Throughout the presentation, and in the accompanying conference paper Gregory provided many useful guidelines for creating well-designed e-commerce schemas. As an example of what not to do, Gregory observed that early efforts to apply XML simply redefined the EDI message using an XML syntax. This yields little advantage as no extra semantics have been added.

Gregory commented that there is a lot to be gained from looking at existing EDI frameworks and standards. EDI applications have been in use for nearly 10 years, so the analysis to define data types has been well-tested in the field. Existing type definitions can be used as a starting point when developing your schemas. The key issue is to get the data types clearly defined and agreed with trading partners. Structural differences are less important, as they can be removed by transformations.

Data types should be defined with extension and refinement in mind. To this end, the core structures should be minimal--additional constraints can be applied though additive refinement of the type. Gregory stressed that subtractive refinement (starting with a complex type definition, and removing unnecessary constraints) is not as useful and difficult to reuse.

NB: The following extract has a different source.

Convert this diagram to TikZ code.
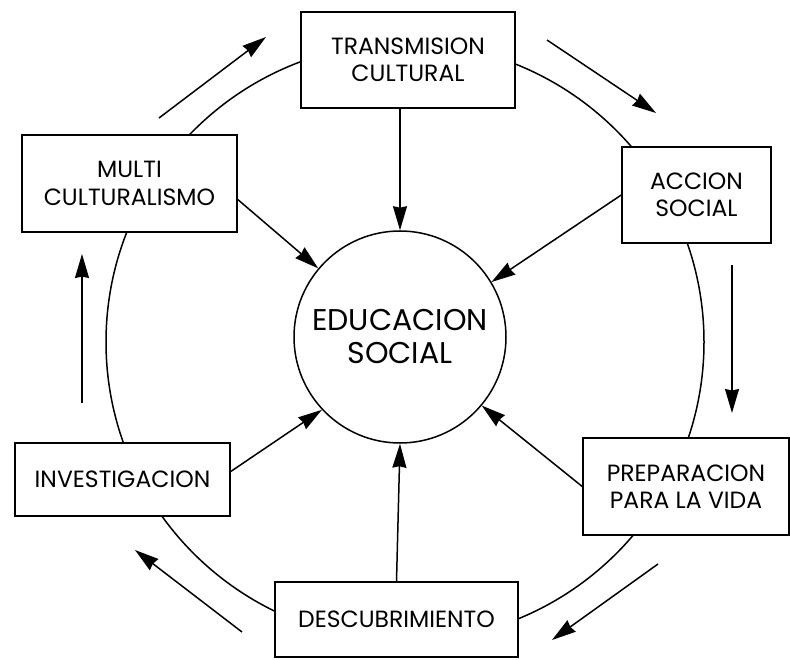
\documentclass[tikz,border=0pt]{standalone}
\usepackage{fontspec}
\setmainfont{Poppins}
\usepackage{tikz}
\usetikzlibrary{arrows.meta}

\begin{document}
\begin{tikzpicture}[x=1pt,y=-1pt,line width=1.5pt,
  >={Stealth[length=24pt,width=14pt,inset=1.5pt]},
  box/.style={draw,fill=white,align=center,inner sep=0pt,font=\fontsize{23.5}{27.5}\selectfont},
  hub/.style={draw,circle,minimum size=212pt,inner sep=0pt,align=center,font=\fontsize{30}{33}\selectfont}]
  \useasboundingbox (0,0) rectangle (790,660);
  % Draw outer ring
  \draw (405,342) circle[radius=299pt];
  \node[hub] (E) at (400,337) {EDUCACION\\SOCIAL};
  \node[box,minimum width=214pt,minimum height=96pt] (T) at (408,60) {TRANSMISION\\CULTURAL};
  \node[box,minimum width=149pt,minimum height=96pt] (A) at (696.5,195) {ACCION\\SOCIAL};
  \node[box,minimum width=206pt,minimum height=97pt] (P) at (686,486.5) {PREPARACION\\PARA LA VIDA};
  \node[box,minimum width=243pt,minimum height=75pt] (D) at (396.5,619.5) {DESCUBRIMIENTO};
  \node[box,minimum width=215pt,minimum height=73pt] (I) at (122.5,479.5) {INVESTIGACION};
  \node[box,minimum width=215pt,minimum height=97pt] (M) at (129.5,183.5) {MULTI\\CULTURALISMO};
  % Arrows into the hub
  \path[->] ([xshift=-8pt]T.south) edge (E.north)
    (A.west) edge (E.31)
    (P.west) edge (E.320)
    (D.north) edge (E.south)
    ([yshift=8pt]I.east) edge (E.223)
    ([yshift=-16pt]M.east) edge (E.140);
  % Arrows round the ring
  \coordinate (a1) at (159,118); \coordinate (a2) at (266,37);
  \coordinate (b1) at (547,40);  \coordinate (b2) at (656,113);
  \coordinate (c1) at (732,265); \coordinate (c2) at (732,413);
  \coordinate (d1) at (658,564); \coordinate (d2) at (552,640);
  \coordinate (e1) at (242,632); \coordinate (e2) at (135,550);
  \coordinate (f1) at (82,403);  \coordinate (f2) at (82,254);
  \path[->] (a1) edge (a2) (b1) edge (b2) (c1) edge (c2)
    (d1) edge (d2) (e1) edge (e2) (f1) edge (f2);
\end{tikzpicture}
\end{document}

The schema itself should be designed from the perspective of the business process, and not a particular application. This gives a greater degree of flexibility and better future-proofing as it makes no assumptions about either who or what will be processing the messages.

As use of XML schemas grows, the potential for reuse expands. Alongside the Common Business Library (xCBL) Gregory highlighted several other efforts worthy of a closer look. BizTalk provides a great repository of schemas, and RosettaNet is an excellent source of information on process and data set analysis. However Gregory singled out ebXML as the activity most likely to yield successful results and close the gap between the XML and EDI communities.

With respect to particular schema languages, Gregory clearly supported the efforts of the W3C Schema Working Group. He also confirmed that while xCBL currently holds schema components in SOX and XDR formats, these will shortly be supplemented with XML Schema definitions.